Comparing Puppeteer MCP Frontend Debugging Output Between Gemini CLI and Claude Code

Both Gemini CLI and Claude Code connect to the same @modelcontextprotocol/server-puppeteer package and call the same set of tools — the difference is in how each model reasons about the tool outputs and constructs its responses.

Visual analysis of screenshots. Gemini's multimodal architecture is deeply integrated — when it receives a screenshot from puppeteer_screenshot, it analyzes the image natively and can produce detailed visual descriptions, identify layout anomalies, describe color and typography issues, and compare multiple screenshots within the same reasoning step. Claude Code also processes screenshots visually when image input is supported in the client, but the depth of visual analysis varies by client configuration. For screenshot-heavy debugging workflows, Gemini CLI often produces richer visual commentary.

DOM and JavaScript evaluation output. Both models handle puppeteer_evaluate output well. Claude Code tends to be more methodical in correlating multiple evaluation outputs — checking DOM state, then console errors, then computed styles — and producing a structured diagnostic checklist. Gemini CLI tends toward comprehensive narrative summaries that blend visual and DOM findings into a single coherent explanation.

QA report format. Claude Code produces tightly structured outputs — numbered steps, pass/fail status, inline code references — which map well to engineering ticket formats. Gemini CLI produces more narrative-style reports that read naturally but may require more post-processing to extract structured test results.

Prompt length and complexity. Both handle multi-step, multi-scenario QA prompts well. Gemini CLI has a larger context window (Gemini 1.5 Pro supports up to 1M tokens), which is useful when including long DOM snapshots, full API responses, or large sets of screenshots in the context. Claude Code's context window is more than sufficient for typical debugging sessions but may require breaking up very long exploratory sessions.

Practical recommendation: use Gemini CLI for initial visual triage of rendering bugs (screenshot + visual analysis) and for long exploratory QA sessions that involve many page states.
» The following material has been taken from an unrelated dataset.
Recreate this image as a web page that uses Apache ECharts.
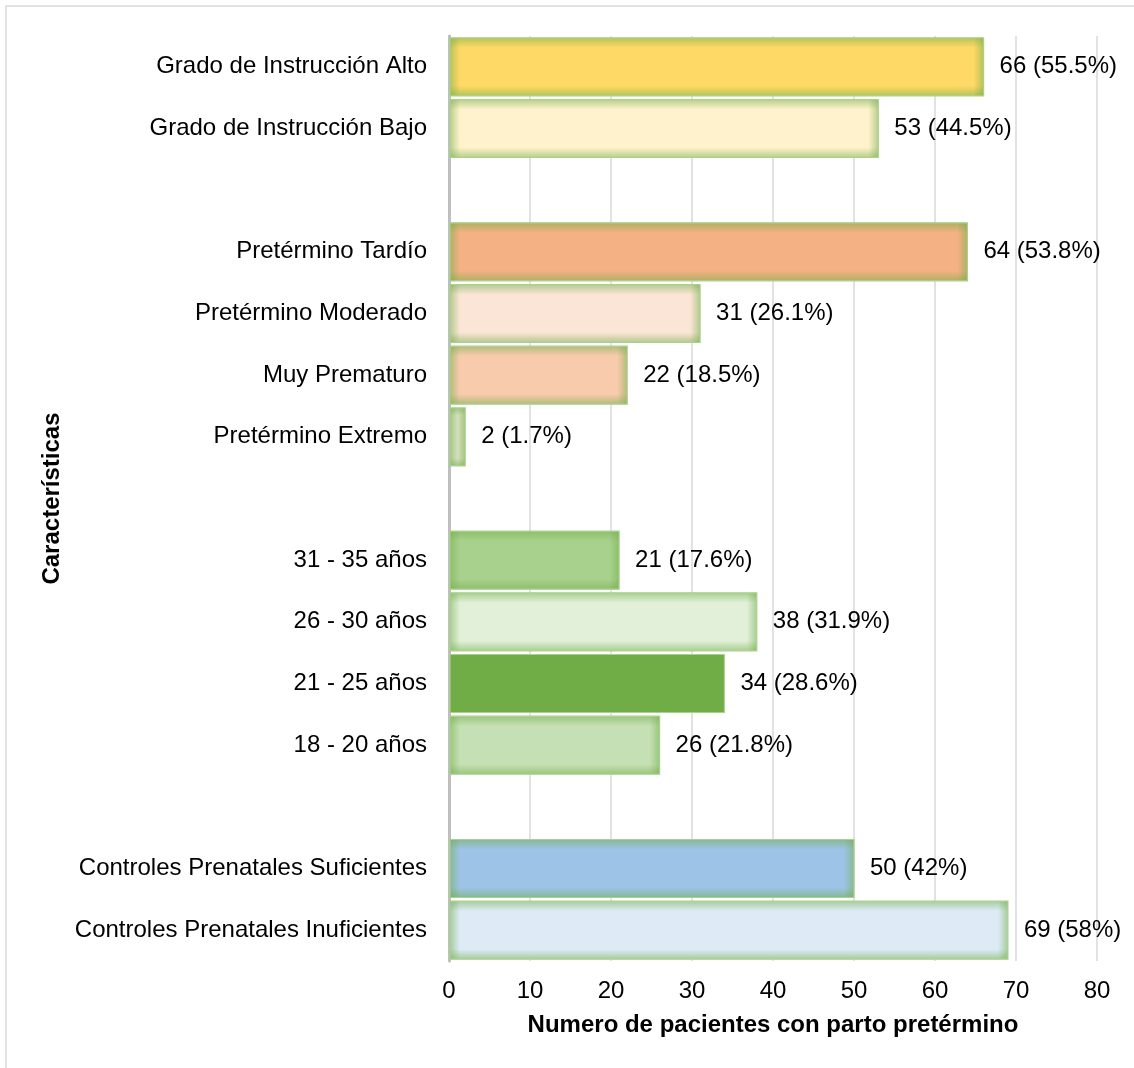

Use Claude Code for structured debugging workflows where you want methodical step-by-step diagnosis with tight correlation between DOM findings and code-level fixes.

Both tools produce solid automation output — the choice often comes down to your team's existing tooling preferences and which model's output format integrates better with your QA reporting workflow.

Tips
- Run the same debugging prompt against both Gemini CLI and Claude Code on a confirmed bug and compare the reports — this builds your intuition for which model to reach for in different debugging scenarios.
- For Gemini CLI sessions that involve many screenshots, explicitly ask the model to "compare screenshot 1 and screenshot 3" at the end — Gemini can reference images captured earlier in the session when prompted.
- Use Claude Code's structured output for automated parsing in CI pipelines. Use Gemini CLI's narrative output for team-facing reports and stakeholder updates.
- Both tools benefit from the same Puppeteer MCP server, so you can switch between them mid-investigation without reconfiguring the server or losing your automation setup.